If you had told anyone on January 1, 2020 that they would spend most, if not all their time locked up at home, frightened and fearful, prohibited from travel and movement, having zero access to friends and colleagues, they would have probably thought you were loony. They would have recommended a shrink, maybe. Or asked you to practise Baba Ramdev’s deep-breathing exercises that also appear to toughen your abdomen muscles. We are now in the month of July, 2020 and it appears almost eons ago that Prime Minister Narendra Modi announced the first of a series of national lockdowns on March 23rd 2020. At first, expectedly, people were too gobsmacked to even fathom what was going on. There was a sense of near-partial paralysis of life, a freeze. How could we survive three weeks of staring at each other, reinventing our business model, not going for a morning jog, and bloody hell, that weekend hang-out with deep-fried prawns?

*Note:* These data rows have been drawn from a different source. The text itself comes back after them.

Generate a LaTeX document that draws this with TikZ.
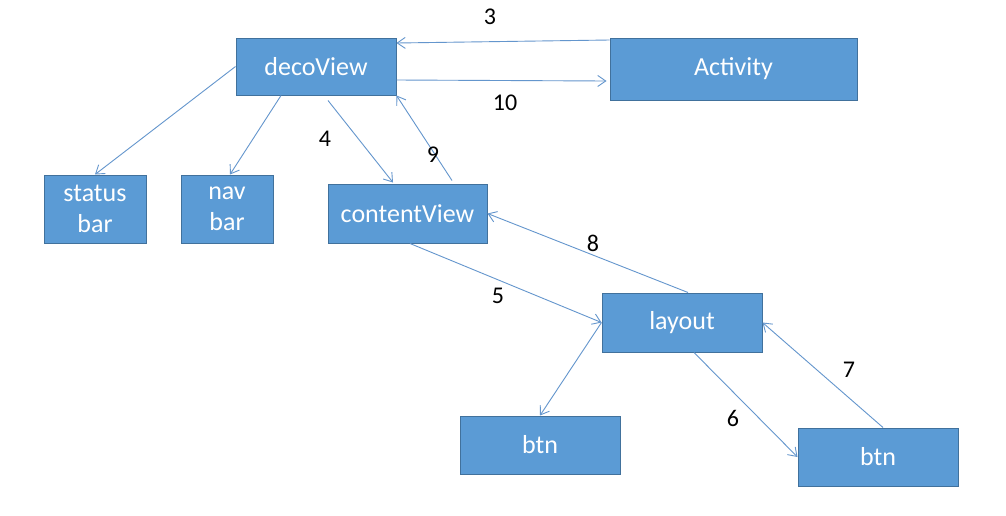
\documentclass[tikz,border=0pt]{standalone}
\usepackage{fontspec}
\setmainfont{Carlito}
\usetikzlibrary{arrows.meta}
\definecolor{boxfill}{RGB}{91,155,213}
\definecolor{boxline}{RGB}{65,113,156}
\definecolor{arrowc}{RGB}{100,150,205}
\begin{document}
\begin{tikzpicture}[x=1pt,y=-1pt,
  box/.style={draw=boxline,fill=boxfill,line width=1pt,rectangle,inner sep=0pt,
    text=white,align=center,font=\fontsize{26}{31}\selectfont},
  conn/.style={draw=arrowc,line width=0.9pt,-{Straight Barb[length=8pt,width=11pt]}},
  lbl/.style={font=\fontsize{24}{26}\selectfont,text=black,inner sep=0pt}]
\fill[white] (0,0) rectangle (1006,515);
\useasboundingbox (0,0) rectangle (1006,515);
\node[box,minimum width=160pt,minimum height=57pt] (deco) at (316,66.5) {decoView};
\node[box,minimum width=247pt,minimum height=62pt] (act) at (733.5,69) {Activity};
\node[box,minimum width=102pt,minimum height=68pt] (status) at (95,209) {status\\bar};
\node[box,minimum width=92pt,minimum height=68pt] (nav) at (227,209) {nav\\bar};
\node[box,minimum width=159pt,minimum height=59pt] (content) at (407.5,213.5) {contentView};
\node[box,minimum width=160pt,minimum height=59pt] (layout) at (682,322.5) {layout};
\node[box,minimum width=160pt,minimum height=58pt] (btna) at (540,445) {btn};
\node[box,minimum width=160pt,minimum height=58pt] (btnb) at (878,457) {btn};
% connectors
\draw[conn] ([yshift=29pt]act.west) -- ([yshift=23.5pt]deco.east);
\draw[conn] ([yshift=-13.5pt]deco.east) -- ([xshift=-3pt,yshift=-12pt]act.west);
\draw[conn] (deco.west) -- (status.north);
\draw[conn] ([xshift=-35pt]deco.south) -- ([xshift=3pt]nav.north);
\draw[conn] ([xshift=12pt,yshift=-5pt]deco.south) -- ([xshift=-14.5pt,yshift=1pt]content.north);
\draw[conn] ([xshift=44.5pt,yshift=3pt]content.north) -- (deco.south east);
\draw[conn] ([xshift=6pt]layout.north) -- (content.east);
\draw[conn] ([xshift=2.5pt]content.south) -- (layout.west);
\draw[conn] (layout.west) -- (btna.north);
\draw[conn] ([xshift=12pt]layout.south) -- (btnb.west);
\draw[conn] ([xshift=5pt]btnb.north) -- (layout.east);
% labels
\node[lbl] (l3) at (490,17) {3};
\node[lbl] (l10) at (505,103) {10};
\node[lbl] (l4) at (325,139) {4};
\node[lbl] (l9) at (433,155) {9};
\node[lbl] (l8) at (593,243) {8};
\node[lbl] (l5) at (498,296) {5};
\node[lbl] (l7) at (849,370) {7};
\node[lbl] (l6) at (733,418) {6};
\end{tikzpicture}
\end{document}
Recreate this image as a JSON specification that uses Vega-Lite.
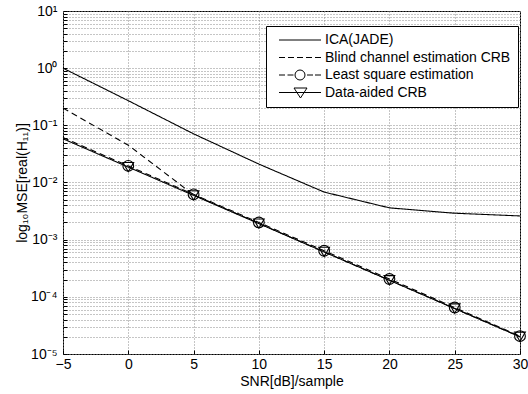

But then that’s what makes human beings tough—our ability to weather storms. We are a lot more resilient than we think. We are pre-ordained to be survivors. We have the inexhaustible supply of grit within us that in the course of daily existence, we ignore. We need to find it. There cannot be a better time to do so.
I read with extreme sadness the alleged suicide of the brilliant actor Sushant Singh Rajput. Death at whatever age is sad; someone who is there today is gone tomorrow never ever to be seen or heard again. The grief of those who know the departed soul is deep, often occupying an everlasting corner in their hearts. I lost my mother to cancer on April 21, 2006 and since I invariably think of her at some point or the other, there is no need for me to do an annual prayer for remembrance. It is not just with your parents that you have an umbilical cord, love is perennial, it creates a bond of unshakeable permanence with anyone you care for. When I saw the poignant pictures of Sushant’s father with his son’s photograph decorated with flowers, I could very well imagine the excruciating pain his father was going through. I hope no one told them to “move on”, because they must live with it. That’s life. And they will find a way amidst the tears and memories of a young Sushant who made their lives so beautiful.
Ever since the pandemic became a modus vivendi for us all, mental health has taken centre stage. It is good that people are expressing themselves. It is nothing to be ashamed of. I admire the candidness of actor Deepika Padukone and my fellow Congress colleague (so far not yet sacked or suspended) Milind Deora who spoke about their own personal experiences battling depression. They are superstars not because of their social status but because they took the bull by the horns. We need to understand that articulating one’s vulnerability is not a sign of weakness but a manifestation of strength. It takes character to do that, an inner conviction borne out of fearlessness. Trust me, even the most sanguine persons with an authentic sunny disposition struggle to grapple with the vicissitudes of life. We cannot be eternally happy, and by the same logic, we will not be eternally sad either. Our society has become judgemental and harsh, mostly borne out of archaic paradigms; for instance, being a widow was considered to be a curse once as was being part of the LGBT community. These antediluvian constructs needed to be challenged, and it is commendable that we have progressed in becoming a more liberal society today, despite the intermittent embarrassments.
As a student of political history, I was appalled at humanity’s barbarism as recorded in the concentration camps during the terrifying reign of Adolf Hitler’s Third Reich in Germany. When I visited Dachau near Munich, where Hitler commenced his first laboratory of human extermination, there was palpable sombre silence shared among all international visitors. We were unwittingly enough united in human grief and suffering. It was a dignified homage to the innocent women, children, old men and several others who were either tortured to death or sent to the gas chambers. But it was in the Holocaust Museum is Washington that I heard very powerful words, words that can change one’s life. On a pre-recorded video, a 92-year-old survivor from the Auschwitz concentration camp in Poland, narrated her story. She now lives in the United States. She had lost her entire family to the cold-blooded brutality of the Nazi SS. But she hung in there, tenaciously, and survived to tell her story and some inspirational advice. “Giving up is a permanent solution to a temporary problem.”
A vaccine will certainly arrive, hopefully soon. We will then troop back hurriedly to be in a multiplex, gym, sports stadiums, coffee shops, malls, flights, and of course, our offices. This period too will pass. But we must always remember the lessons that this unprecedented circumstance has taught us all. It is all right to be scared and worried. It is okay to feel low. It is perfectly normal to be vulnerable. Because we all are. You are not alone. We are in this together.
The writer is a Congressman, recently suspended.